You may have noticed that I like quoting what Howard Schneiderman said, many years ago, while he was at Monsanto, reproduced below. (I’ve referred to the quote thrice before, over the years):
When you turn down a request for funding an R&D project, you are right 90% of the time. That’s a far higher rate of decision accuracy than you get anywhere else, so you do it.
And that’s fine. Except for the 10% of the time you’re wrong. When you’re wrong, you lose the company.
I was reminded of the quotation while reading Sean Park’s recent post on Boardroom IT, itself triggered by an article in FT Digital Business by Ade McCormack.
McCormack asserts that technology management is a board issue, and cites three reasons why IT management “fails to stem from the boardroom”:
- the “tech-free” careers of many of today’s business leaders
- the feeling, in many IT departments, that “users” should not interfere in IT decisions
- the power of the “vendor” in undermining the relationship between board and function
He then goes on to recommend five steps to “move technology management into the boardroom”:
- Investing in boardroom development to ensure that the board grasp the strategic importance of IT
- Ensuring that the “IT function” has strong management
- Demonstrating that top technologists are valued
- Insisting that best practice is normal
- Considering outsourcing, but giving the function first refusal
Sean, while endorsing what Ade has to say, goes further. He indicates that he only invests in companies where the board demonstrates its understanding of the strategic importance of IT.
There are some important points being made here, and I’d like to add my sideways-on view:
1. It’s about access. I am less concerned about whether the CIO is on the board or not, what matters is that the CIO has access to the boardroom. Easy access. And one way of measuring access is the number of times that IT topics make the board’s agenda. I regularly hear about companies with CIOs on the board which would not meet Sean’s criteria. Putting a CIO on the board is a bit like joining a gym. Value is only obtained when you exercise.
2. It’s not about measurement, it’s about outcomes. Boards need to know where the company is going, and the role that technology must play in getting the company there. Too often boards abdicate that responsibility and seek to govern via ratios. That’s a bit like managing a war by looking at the body counts on either side. If IT is a construction industry it should be run like one, with fixed prices and penalties for change or delay. If IT is an investment business it should be run like one, with clear expected returns and the willingness to divest when required. If IT is a sales and marketing business, then IT estimates and forecasts would be expected to have the same level of confidence as sales forecasts, tightening over time. The trouble is, the word “project” covers all these types: construction, investment, sales/marketing, with different behaviours and expectations. This issue is made worse by the current “battle of professions”, particularly between finance and IT.

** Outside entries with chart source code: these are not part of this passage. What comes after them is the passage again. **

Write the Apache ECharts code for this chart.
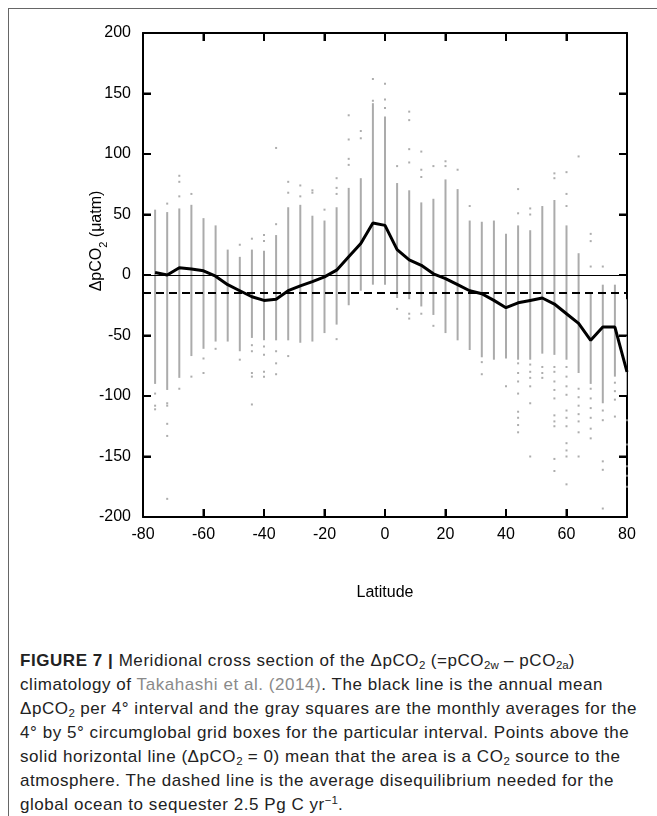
<!DOCTYPE html>
<html>
<head>
<meta charset="utf-8">
<script src="https://cdn.jsdelivr.net/npm/echarts@6/dist/echarts.min.js"></script>
<style>
  html, body { margin: 0; padding: 0; background: #fff; overflow: hidden; }
  #frame { position: absolute; left: 8px; top: 8px; width: 700px; height: 900px; border: 1px solid #666; box-sizing: border-box; }
  #chart { position: absolute; left: 0; top: 0; width: 657px; height: 640px; }
  #caption { position: absolute; left: 20px; top: 649px; font-family: "Liberation Sans", Arial, sans-serif; font-size: 17px; letter-spacing: 0.55px; line-height: 24px; color: #222; white-space: nowrap; }
  #caption .ref { color: #8a8a8a; }
  #caption sub { font-size: 11.5px; vertical-align: -3px; line-height: 0; letter-spacing: 0; }
  #caption sup { font-size: 11.5px; vertical-align: 6px; line-height: 0; letter-spacing: 0; }
</style>
</head>
<body>
<div id="frame"></div>
<div id="chart"></div>
<div id="caption">
<b>FIGURE 7 |</b> Meridional cross section of the ΔpCO<sub>2</sub> (=pCO<sub>2w</sub> – pCO<sub>2a</sub>)<br>
climatology of <span class="ref">Takahashi et al. (2014)</span>. The black line is the annual mean<br>
ΔpCO<sub>2</sub> per 4° interval and the gray squares are the monthly averages for the<br>
4° by 5° circumglobal grid boxes for the particular interval. Points above the<br>
solid horizontal line (ΔpCO<sub>2</sub> = 0) mean that the area is a CO<sub>2</sub> source to the<br>
atmosphere. The dashed line is the average disequilibrium needed for the<br>
global ocean to sequester 2.5 Pg C yr<sup>−1</sup>.
</div>
<script>
// Latitude bin centres (4° intervals)
const lats = [-76,-72,-68,-64,-60,-56,-52,-48,-44,-40,-36,-32,-28,-24,-20,-16,-12,-8,-4,0,
              4,8,12,16,20,24,28,32,36,40,44,48,52,56,60,64,68,72,76,80];
// Annual mean ΔpCO2 per interval (black line)
const meanDelta = [2,0,6,5,3.5,-1,-8,-13,-18,-21,-20,-13,-9,-5.5,-1.5,4,15,26,43,41,
                   21,12.5,8,1,-3,-8,-13,-15.5,-21,-27,-23,-21,-19,-24,-32,-40,-54,-43,-43,-80];
// Dense range of monthly grid-box values per interval (gray columns)
const colHigh = [54,52,55,58,47,41,21,15,21,20,33,56,58,49,45,56,72,80,142,131,
                 76,70,60,63,79,71,45,44,45,34,41,37,57,62,41,18,-15,-8,-8,-20];
const colLow  = [-90,-95,-85,-67,-61,-55,-55,-63,-52,-54,-54,-54,-56,-55,-48,-41,-25,-13,-8,-8,
                 -19,-20,-26,-33,-48,-54,-62,-68,-70,-69,-70,-70,-65,-66,-70,-81,-90,-106,-84,-100];
// Isolated monthly grid-box values outside the dense range [latitude, ΔpCO2]
const outliers = [
  [-76,-98],[-76,-108],[-76,-111],
  [-72,59],[-72,-106],[-72,-108],[-72,-123],[-72,-133],[-72,-185],
  [-68,82],[-68,77],[-68,65],[-68,-94],
  [-64,67],[-64,-84],
  [-60,-69],[-60,-81],
  [-56,-61],
  [-48,25],[-48,-70],
  [-44,30],[-44,-58],[-44,-63],[-44,-81],[-44,-84],[-44,-107],
  [-40,33],[-40,28],[-40,-59],[-40,-66],[-40,-80],[-40,-84],
  [-36,105],[-36,42],[-36,-63],[-36,-73],[-36,-82],
  [-32,77],[-32,68],[-32,-67],
  [-28,74],[-28,65],
  [-24,70],[-24,68],
  [-20,54],
  [-16,80],[-16,72],[-16,67],[-16,-53],
  [-12,132],[-12,112],[-12,96],[-12,91],
  [-8,119],[-8,113],
  [-4,162],[-4,144],
  [0,158],[0,145],[0,138],
  [4,90],[4,-28],
  [8,135],[8,128],[8,104],[8,93],[8,-32],[8,-36],
  [12,102],[12,87],[12,81],[12,-32],
  [16,90],[16,-42],
  [20,94],[20,90],
  [24,87],
  [28,57],
  [32,-72],[32,-82],
  [40,-92],
  [44,71],[44,51],[44,-73],[44,-81],[44,-88],[44,-98],[44,-113],[44,-118],[44,-124],[44,-130],
  [48,55],[48,50],[48,-74],[48,-80],[48,-85],[48,-92],[48,-106],[48,-150],
  [52,-76],[52,-81],[52,-85],
  [56,84],[56,80],[56,-76],[56,-80],[56,-88],[56,-95],[56,-102],[56,-116],[56,-121],[56,-125],[56,-152],[56,-162],
  [60,85],[60,67],[60,57],[60,-76],[60,-84],[60,-92],[60,-99],[60,-112],[60,-118],[60,-125],[60,-139],[60,-145],[60,-150],[60,-173],
  [64,98],[64,-94],[64,-101],[64,-108],[64,-115],[64,-121],[64,-130],[64,-150],
  [68,34],[68,28],[68,7],[68,-94],[68,-102],[68,-110],[68,-118],[68,-127],[68,-135],
  [72,7],[72,-112],[72,-120],[72,-154],[72,-161],[72,-193],
  [76,-89],[76,-96],[76,-103],[76,-117],
  [80,-120],[80,-140],[80,-158],[80,-166],[80,-175]
];
// Reference lines
const zeroLevel = 0;
const sequesterLevel = -14.5;
// Axis settings and tick values
const xTicks = { min: -80, max: 80, interval: 20 };
const yTicks = { min: -200, max: 200, interval: 50 };
const xTickValues = [-60,-40,-20,0,20,40,60];
const yTickValues = [-150,-100,-50,0,50,100,150];

const FONT = '"Liberation Sans", Arial, sans-serif';
const TICK = 8;
const chart = echarts.init(document.getElementById('chart'));

function axisStyle() {
  return {
    axisLine: { show: true, onZero: false, lineStyle: { color: '#000', width: 2 } },
    axisTick: { show: true, inside: true, length: TICK, lineStyle: { color: '#000', width: 2 } },
    splitLine: { show: false }
  };
}

const colData = lats.map((l, i) => [l, colLow[i], colHigh[i]]);

const titleText = {
  type: 'text', x: 97, y: 241, rotation: Math.PI / 2,
  style: {
    text: '{a|ΔpCO}{b|2}{a| (μatm)}',
    rich: {
      a: { fontSize: 16, fontFamily: FONT, fill: '#000', lineHeight: 24, verticalAlign: 'middle' },
      b: { fontSize: 11, fontFamily: FONT, fill: '#000', lineHeight: 12, verticalAlign: 'bottom' }
    },
    align: 'center', verticalAlign: 'middle'
  }
};

chart.setOption({
  animation: false,
  grid: { left: 143, right: 30, top: 33, bottom: 123 },
  xAxis: [
    Object.assign({ type: 'value', position: 'bottom', min: xTicks.min, max: xTicks.max, interval: xTicks.interval,
      axisLabel: { color: '#000', fontSize: 16, fontFamily: FONT, margin: 10 },
      name: 'Latitude', nameLocation: 'middle', nameGap: 68,
      nameTextStyle: { color: '#000', fontSize: 16, fontFamily: FONT } }, axisStyle()),
    Object.assign({ type: 'value', position: 'top', min: xTicks.min, max: xTicks.max, interval: xTicks.interval,
      axisLabel: { show: false } }, axisStyle())
  ],
  yAxis: [
    Object.assign({ type: 'value', position: 'left', min: yTicks.min, max: yTicks.max, interval: yTicks.interval,
      axisLabel: { color: '#000', fontSize: 16, fontFamily: FONT, margin: 12 } }, axisStyle()),
    Object.assign({ type: 'value', position: 'right', min: yTicks.min, max: yTicks.max, interval: yTicks.interval,
      axisLabel: { show: false } }, axisStyle())
  ],
  graphic: [titleText],
  series: [
    {
      type: 'custom', name: 'range', clip: true, z: 1,
      data: colData,
      renderItem: function (params, api) {
        const p1 = api.coord([api.value(0), api.value(1)]);
        const p2 = api.coord([api.value(0), api.value(2)]);
        return { type: 'line', shape: { x1: p1[0], y1: p1[1], x2: p2[0], y2: p2[1] },
                 style: { stroke: '#ababab', lineWidth: 2 } };
      }
    },
    {
      type: 'scatter', name: 'monthly', z: 2, clip: true,
      symbol: 'rect', symbolSize: 2,
      itemStyle: { color: '#999' },
      data: outliers
    },
    {
      type: 'line', name: 'annual mean', z: 5,
      data: lats.map((l, i) => [l, meanDelta[i]]),
      showSymbol: false, symbol: 'none',
      lineStyle: { color: '#000', width: 3 },
      markLine: {
        silent: true, symbol: 'none', label: { show: false },
        data: [
          { yAxis: zeroLevel, lineStyle: { color: '#000', width: 1, type: 'solid' } },
          { yAxis: sequesterLevel, lineStyle: { color: '#000', width: 2, type: [8, 5] } }
        ]
      }
    }
  ]
});

// Inward tick marks on all four frame edges, positioned through the chart's own scales
const tickEls = [];
const tickStyle = { stroke: '#000', lineWidth: 2 };
xTickValues.forEach(v => {
  const b = chart.convertToPixel({ gridIndex: 0 }, [v, yTicks.min]);
  const t = chart.convertToPixel({ gridIndex: 0 }, [v, yTicks.max]);
  tickEls.push({ type: 'line', z: 100, silent: true, shape: { x1: b[0], y1: b[1], x2: b[0], y2: b[1] - TICK }, style: tickStyle });
  tickEls.push({ type: 'line', z: 100, silent: true, shape: { x1: t[0], y1: t[1], x2: t[0], y2: t[1] + TICK }, style: tickStyle });
});
yTickValues.forEach(v => {
  const l = chart.convertToPixel({ gridIndex: 0 }, [xTicks.min, v]);
  const r = chart.convertToPixel({ gridIndex: 0 }, [xTicks.max, v]);
  tickEls.push({ type: 'line', z: 100, silent: true, shape: { x1: l[0], y1: l[1], x2: l[0] + TICK, y2: l[1] }, style: tickStyle });
  tickEls.push({ type: 'line', z: 100, silent: true, shape: { x1: r[0], y1: r[1], x2: r[0] - TICK, y2: r[1] }, style: tickStyle });
});
chart.setOption({ graphic: [titleText].concat(tickEls) });
</script>
</body>
</html>
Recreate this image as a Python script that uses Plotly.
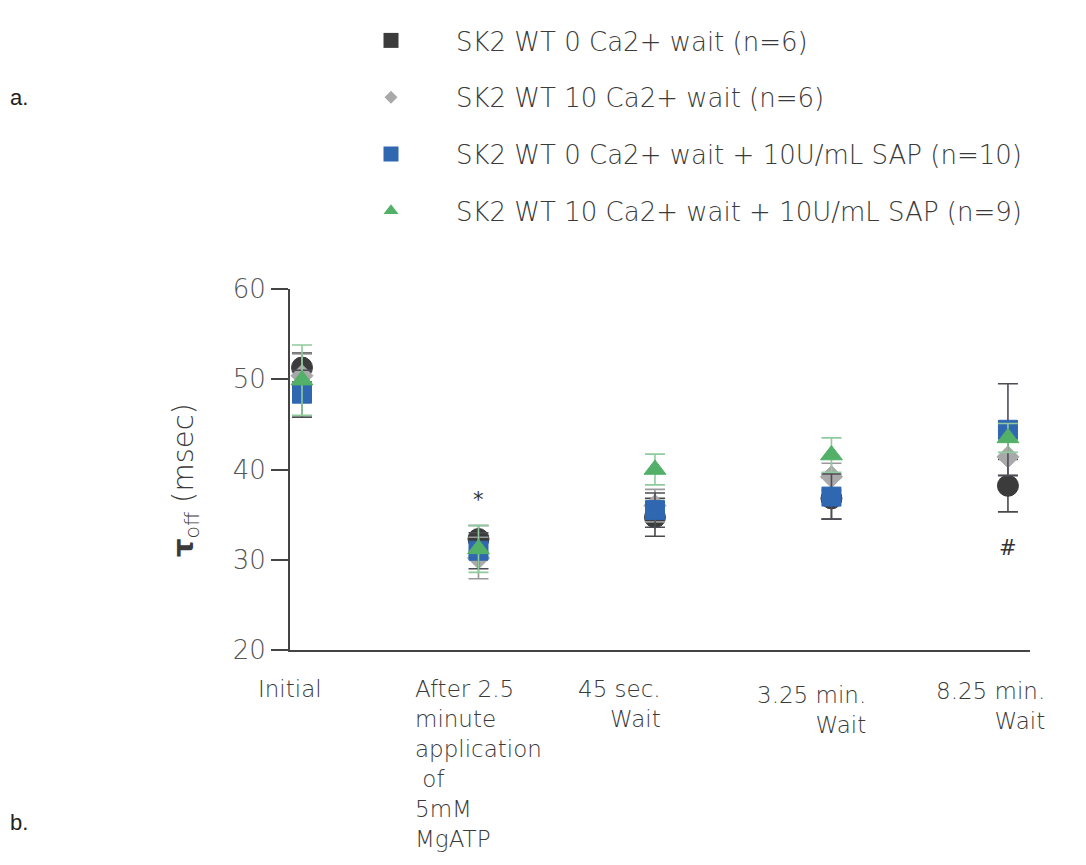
import plotly.graph_objects as go

# Time points of the protocol
categories = ["Initial", "After 2.5 minute application of 5mM MgATP",
              "45 sec. Wait", "3.25 min. Wait", "8.25 min. Wait"]
category_labels = ["Initial",
                   "After 2.5<br>minute<br>application<br>\u00a0of<br>5mM<br>MgATP",
                   "45 sec.<br>Wait",
                   "3.25 min.<br>Wait",
                   "8.25 min.<br>Wait"]

series_names = ["SK2 WT 0 Ca2+ wait (n=6)",
                "SK2 WT 10 Ca2+ wait (n=6)",
                "SK2 WT 0 Ca2+ wait + 10U/mL SAP (n=10)",
                "SK2 WT 10 Ca2+ wait + 10U/mL SAP (n=9)"]

# tau_off means and SEM (msec)
wt0_mean = [51.3, 32.3, 34.7, 36.8, 38.2]
wt0_sem = [1.6, 1.5, 2.1, 2.3, 2.9]
wt10_mean = [50.4, 30.2, 36.0, 39.2, 41.4]
wt10_sem = [2.4, 2.3, 1.8, 1.5, 2.0]
wt0_sap_mean = [48.4, 31.0, 35.5, 37.0, 44.4]
wt0_sap_sem = [2.6, 2.0, 1.9, 2.5, 5.1]
wt10_sap_mean = [49.9, 31.2, 40.0, 41.6, 43.5]
wt10_sap_sem = [3.9, 2.6, 1.7, 1.9, 1.6]

y_ticks = [20, 30, 40, 50, 60]

# significance marks: (category index, y value, symbol)
sig_marks = [(1, 36.6, "*"), (4, 31.3, "#")]

means = [wt0_mean, wt10_mean, wt0_sap_mean, wt10_sap_mean]
sems = [wt0_sem, wt10_sem, wt0_sap_sem, wt10_sap_sem]

colors = ["#3b3b3b", "#a9a9a9", "#2f67b1", "#52b068"]
err_colors = ["#4a4a4a", "#9a9a9a", "#4d4d55", "#8fcb9c"]
plot_symbols = ["circle", "diamond", "square", "triangle-up"]
plot_sizes = [21, 17, 19, 19]
legend_symbols = ["square", "diamond", "square", "triangle-up"]
legend_sizes = [15, 10, 15, 13]

label_font = "DejaVu Sans"
text_color = "#3a3a3a"

xs = list(range(len(categories)))

fig = go.Figure()

for i in range(4):
    fig.add_trace(go.Scatter(
        x=xs, y=means[i], mode="markers", showlegend=False,
        name=series_names[i],
        marker=dict(symbol=plot_symbols[i], size=plot_sizes[i], color=colors[i],
                    line=dict(width=1, color=colors[i])),
        error_y=dict(type="data", array=sems[i], color=err_colors[i],
                     thickness=1.6, width=10),
    ))

# legend entries
for i in range(4):
    fig.add_trace(go.Scatter(
        x=[None], y=[None], mode="markers", name=series_names[i],
        legendgroup=f"g{i}",
        marker=dict(symbol=legend_symbols[i], size=legend_sizes[i], color=colors[i]),
    ))

annotations = []
label_shift = [-12, 0, -35, -20, -17]
label_lift = [0, 0, 0, -6, -2]
label_align = ["center", "left", "right", "right", "right"]
for i, lab in enumerate(category_labels):
    annotations.append(dict(
        x=xs[i], y=20, xref="x", yref="y", text=lab, showarrow=False,
        xanchor="center", yanchor="top", align=label_align[i],
        xshift=label_shift[i], yshift=-24 + label_lift[i],
        font=dict(family=label_font, size=23, color=text_color, weight=300),
    ))

for xi, yv, sym in sig_marks:
    annotations.append(dict(
        x=xi, y=yv, xref="x", yref="y", text=sym, showarrow=False,
        font=dict(family=label_font, size=21, color="#333333"),
    ))

annotations.append(dict(
    x=(185 - 290) / 740, y=(650 - 480) / 361, xref="paper", yref="paper",
    textangle=-90, text="<b>τ</b><sub>off</sub> (msec)", showarrow=False,
    xanchor="center", yanchor="middle",
    font=dict(family=label_font, size=29, color=text_color, weight=300),
))
for txt, ypx in [("a.", 98), ("b.", 822)]:
    annotations.append(dict(
        x=(8 - 290) / 740, y=(650 - ypx) / 361, xref="paper", yref="paper",
        text=txt, showarrow=False, xanchor="left", yanchor="middle",
        font=dict(family="Liberation Sans", size=22, color="#222222"),
    ))

fig.update_layout(
    width=1086, height=865,
    margin=dict(l=290, r=56, t=289, b=215),
    paper_bgcolor="white", plot_bgcolor="white",
    font=dict(family=label_font, color=text_color),
    xaxis=dict(range=[-0.068, 4.125], showline=True, linecolor="#444444",
               linewidth=2, showticklabels=False, ticks="", showgrid=False,
               zeroline=False),
    yaxis=dict(range=[20, 60], tickvals=y_ticks, ticks="outside", ticklen=17,
               tickwidth=2, tickcolor="#444444", showline=True,
               linecolor="#444444", linewidth=2, showgrid=False, zeroline=False,
               tickfont=dict(family=label_font, size=26, color="#555555", weight=300)),
    legend=dict(x=(326 - 290) / 740, xanchor="left", y=(650 - 17) / 361,
                yanchor="top", itemwidth=120, tracegroupgap=20,
                font=dict(family=label_font, size=26, color=text_color, weight=300),
                bgcolor="rgba(0,0,0,0)"),
    annotations=annotations,
    showlegend=True,
)

fig.write_html("out.html")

3. This time it’s personal. Enterprise 1.0 was an easy ride for most boards in this respect: the understanding of the strategic value of IT was consistent across the boards of different companies: consistently low, that is. And as a result, the failure to derive value from IT was common and consistent. Now, with Enterprise 2.0, the rules have changed. As Andrew McAfee has noted a number of times, what Enterprise 2.0 does is to accelerate a company’s capacity to differentiate, so the gap between winners and losers has increased sharply more recently. IMO one of the reasons for this acceleration is the entry of Generation M into the workplace. Today is about acceleration, tomorrow, as more of that generation gains employment, we’re going to see ballistic growth in that difference.
Too often we argue about the strategic value of IT, and allow that argument to descend into measurement farce. As we continue to move into a digital age, understanding the strategic value of IT is now “table stakes”.
What matters is understanding what’s at stake. It’s called the company.